_Written instruction_: Set the listing down again in full, word for word, with the pictures left out.

_Dataset excerpt_:
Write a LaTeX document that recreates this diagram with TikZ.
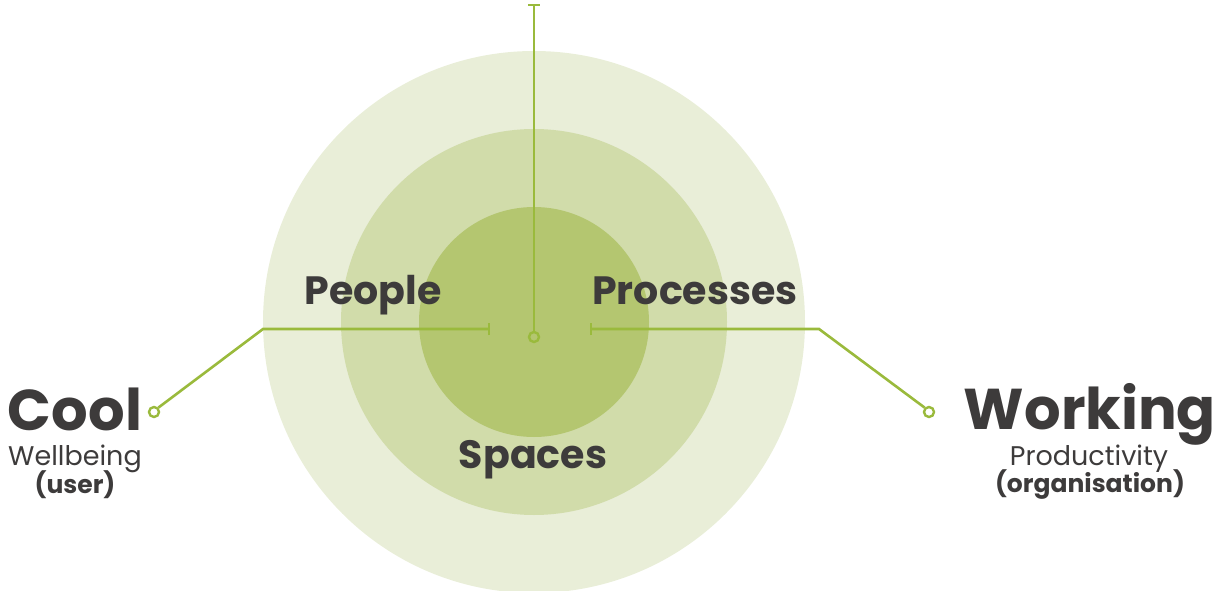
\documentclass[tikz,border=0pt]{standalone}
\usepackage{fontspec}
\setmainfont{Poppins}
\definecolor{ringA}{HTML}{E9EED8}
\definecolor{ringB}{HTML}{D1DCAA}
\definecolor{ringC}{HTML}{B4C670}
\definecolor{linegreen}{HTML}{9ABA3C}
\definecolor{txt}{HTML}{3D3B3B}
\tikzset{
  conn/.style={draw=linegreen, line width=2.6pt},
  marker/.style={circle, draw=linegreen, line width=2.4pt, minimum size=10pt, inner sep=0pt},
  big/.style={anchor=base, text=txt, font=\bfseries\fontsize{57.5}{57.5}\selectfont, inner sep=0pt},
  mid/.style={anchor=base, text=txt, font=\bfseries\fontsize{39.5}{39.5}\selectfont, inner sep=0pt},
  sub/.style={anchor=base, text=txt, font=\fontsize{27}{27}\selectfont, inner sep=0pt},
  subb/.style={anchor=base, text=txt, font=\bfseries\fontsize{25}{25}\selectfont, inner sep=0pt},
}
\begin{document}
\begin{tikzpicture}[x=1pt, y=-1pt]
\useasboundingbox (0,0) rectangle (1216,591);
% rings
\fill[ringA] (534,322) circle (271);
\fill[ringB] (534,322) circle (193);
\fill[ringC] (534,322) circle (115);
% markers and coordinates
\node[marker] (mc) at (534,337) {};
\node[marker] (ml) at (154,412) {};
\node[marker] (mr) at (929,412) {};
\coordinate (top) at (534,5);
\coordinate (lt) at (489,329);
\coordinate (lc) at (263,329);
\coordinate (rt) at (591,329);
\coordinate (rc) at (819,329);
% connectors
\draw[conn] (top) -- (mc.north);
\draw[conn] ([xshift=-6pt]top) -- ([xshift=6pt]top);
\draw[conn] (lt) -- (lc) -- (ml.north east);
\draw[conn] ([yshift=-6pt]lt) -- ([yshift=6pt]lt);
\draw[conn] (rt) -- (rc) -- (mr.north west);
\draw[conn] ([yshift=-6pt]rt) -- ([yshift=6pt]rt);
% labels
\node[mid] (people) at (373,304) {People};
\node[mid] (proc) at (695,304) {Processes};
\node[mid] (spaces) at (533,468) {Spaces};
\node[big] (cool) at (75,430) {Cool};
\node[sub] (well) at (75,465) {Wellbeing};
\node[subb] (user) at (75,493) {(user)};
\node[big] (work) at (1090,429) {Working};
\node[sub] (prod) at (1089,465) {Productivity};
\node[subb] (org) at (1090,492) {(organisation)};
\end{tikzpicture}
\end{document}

_Solution_:
Write a LaTeX document that recreates this diagram with TikZ.
\documentclass[tikz,border=0pt]{standalone}
\usepackage{fontspec}
\setmainfont{Poppins}
\definecolor{ringA}{HTML}{E9EED8}
\definecolor{ringB}{HTML}{D1DCAA}
\definecolor{ringC}{HTML}{B4C670}
\definecolor{linegreen}{HTML}{9ABA3C}
\definecolor{txt}{HTML}{3D3B3B}
\tikzset{
  conn/.style={draw=linegreen, line width=2.6pt},
  marker/.style={circle, draw=linegreen, line width=2.4pt, minimum size=10pt, inner sep=0pt},
  big/.style={anchor=base, text=txt, font=\bfseries\fontsize{57.5}{57.5}\selectfont, inner sep=0pt},
  mid/.style={anchor=base, text=txt, font=\bfseries\fontsize{39.5}{39.5}\selectfont, inner sep=0pt},
  sub/.style={anchor=base, text=txt, font=\fontsize{27}{27}\selectfont, inner sep=0pt},
  subb/.style={anchor=base, text=txt, font=\bfseries\fontsize{25}{25}\selectfont, inner sep=0pt},
}
\begin{document}
\begin{tikzpicture}[x=1pt, y=-1pt]
\useasboundingbox (0,0) rectangle (1216,591);
% rings
\fill[ringA] (534,322) circle (271);
\fill[ringB] (534,322) circle (193);
\fill[ringC] (534,322) circle (115);
% markers and coordinates
\node[marker] (mc) at (534,337) {};
\node[marker] (ml) at (154,412) {};
\node[marker] (mr) at (929,412) {};
\coordinate (top) at (534,5);
\coordinate (lt) at (489,329);
\coordinate (lc) at (263,329);
\coordinate (rt) at (591,329);
\coordinate (rc) at (819,329);
% connectors
\draw[conn] (top) -- (mc.north);
\draw[conn] ([xshift=-6pt]top) -- ([xshift=6pt]top);
\draw[conn] (lt) -- (lc) -- (ml.north east);
\draw[conn] ([yshift=-6pt]lt) -- ([yshift=6pt]lt);
\draw[conn] (rt) -- (rc) -- (mr.north west);
\draw[conn] ([yshift=-6pt]rt) -- ([yshift=6pt]rt);
% labels
\node[mid] (people) at (373,304) {People};
\node[mid] (proc) at (695,304) {Processes};
\node[mid] (spaces) at (533,468) {Spaces};
\node[big] (cool) at (75,430) {Cool};
\node[sub] (well) at (75,465) {Wellbeing};
\node[subb] (user) at (75,493) {(user)};
\node[big] (work) at (1090,429) {Working};
\node[sub] (prod) at (1089,465) {Productivity};
\node[subb] (org) at (1090,492) {(organisation)};
\end{tikzpicture}
\end{document}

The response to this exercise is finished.